No evento, estavam algumas empresas a recrutar para postos mais técnicos. A ordem de trabalhos era comida + bebida (mini sandes de tomate seco e fiambre, bolachinhas com creme de abacate, dois copos de tinto para mim) -> breve apresentação das empresas participantes -> uma espécie de speed interviewing, em que íamos passando pela mesa de cada empresa numa mini-entrevista de 5 minutos. Eu lá fui armada com os meus currículos e os meus cartões de visita e pronta para dar a volta à coisa, que eu na verdade não estou à procura de emprego. Percebi, antes das apresentações, que a maioria das pessoas que ali estava tinha formações mais técnicas e mais adequadas ao evento em si e isso fez com que eu ficasse ainda mais auto-consciente - mas afinal o que vim eu aqui fazer?

Logo na primeira entrevista, o rapaz diz-me que sim senhor mas só estão a contratar pessoas mais séniores. Na segunda, uma das entrevistadoras parecia aborrecida com o que eu estava a dizer, outra olhava constantemente para a porta. Promissor, pensei eu.
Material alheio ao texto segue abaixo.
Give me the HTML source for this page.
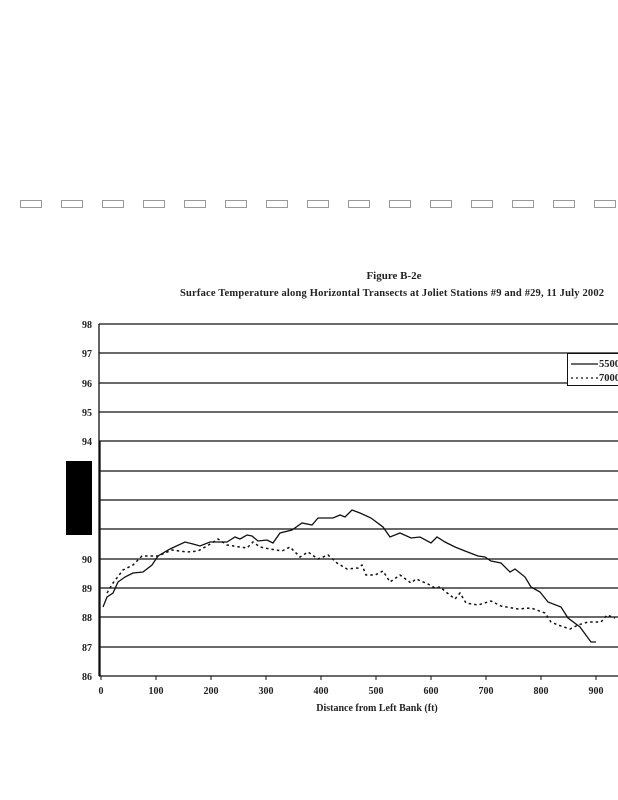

À terceira, tive um bocadinho mais de sorte e apanhei três raparigas de três nacionalidades diferentes que gostaram que eu falasse muitas línguas. Primeiro (e único) ponto positivo da noite. Quando ia para a quarta entrevista, começaram a entrar outras pessoas e eu resolvi fazer uma pausa para mais uma mini sandes e um mini copo de vinho. Afinal, a pausa não foi pausa e eu resolvi pegar no meu casaco e voltar para casa.
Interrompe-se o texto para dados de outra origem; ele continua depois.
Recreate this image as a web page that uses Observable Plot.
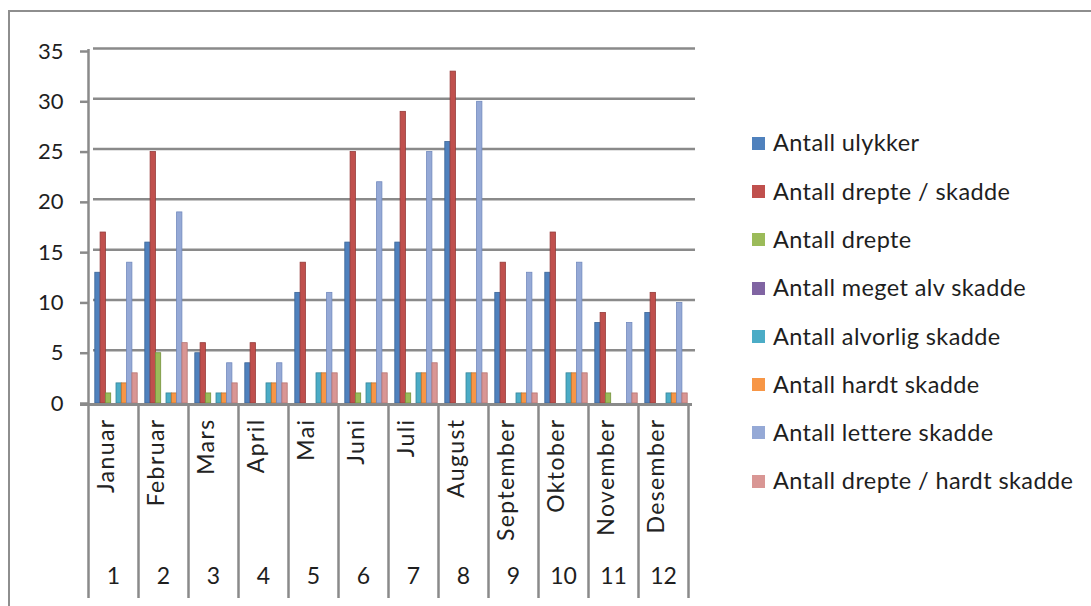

Ainda assim, eu acho que valeu a pena. Fiquei a perceber como funcionam estes eventos, aprendi coisas sobre outras empresas, comi e bebi um bom tinto. Mas também me lembrei como não sou uma pessoa que sabe socializar. Não sei (nem quero, normalmente) meter conversa e depois mantê-la além daqueles segundos iniciais, não quero contar a minha história a estranhos, não quero que eles me contem a deles a não ser que me pareça interessante, não quero ter de abanar a cabeça quando o que me apetece dizer é Tu estás é cheio/a de tretas. Sou uma nódoa socialmente, eu sei. Não parecer descontraída, não sei relaxar, nem falar por falar. Sei só ficar ali a observar, em silêncio, até que alguém nos chama para começarem as actividades. Sei que estas coisas se trabalham mas também que é preciso querer. E eu não estou certa que quero. Não ajuda odiar pessoas no geral (menos os meus leitores, claro! ^^) mas isso fica para um outro post.